Frank Groesbeck

Profile
- Position: Defensive end

Personal information
- Born: December 1, 1873 Salt Lake City, Utah Territory, U.S.
- Died: December 30, 1951 (aged 78) Salt Lake City, Utah, U.S.

Career information
- College: Utah (1892)

= Frank Groesbeck =

American football player (1873–1951)

Frank Groesbeck (December 1, 1873 – December 30, 1951) was an American college football player. He was a member of the first football team at the University of Utah. After football he continued to live in Salt Lake City and thus he actively represented the team in the community over the years. In 1939, he and 2 other surviving members were invited to the homecoming football game for a ceremony in their honor. Later, in 1948, Frank and other members of the 1892 team produced a newspaper clipping to a university representative showing that they were in fact the first team.

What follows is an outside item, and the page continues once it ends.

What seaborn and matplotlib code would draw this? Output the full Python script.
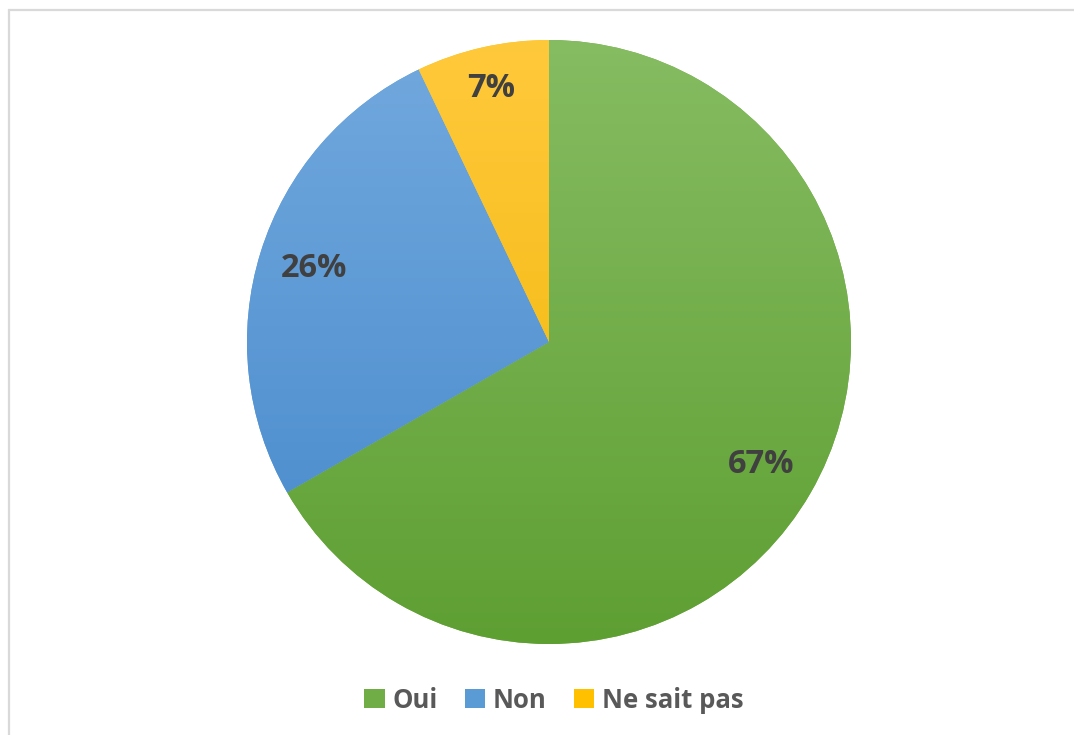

==Early life and education==

Groesbeck was born on December 1, 1873, in Salt Lake City, Utah Territory, to John A. and Ann D. Bringhurst Groesbeck. He was a member of the original Utah football team;

==Career==
Mr. Groesbeck was a passenger agent for the Denver and Rio Grande Western Railroad and later worked for a lumber company in Salt Lake City.

==Later life==

On December 12, 1894, he married Nellie Young in Missoula, Montana.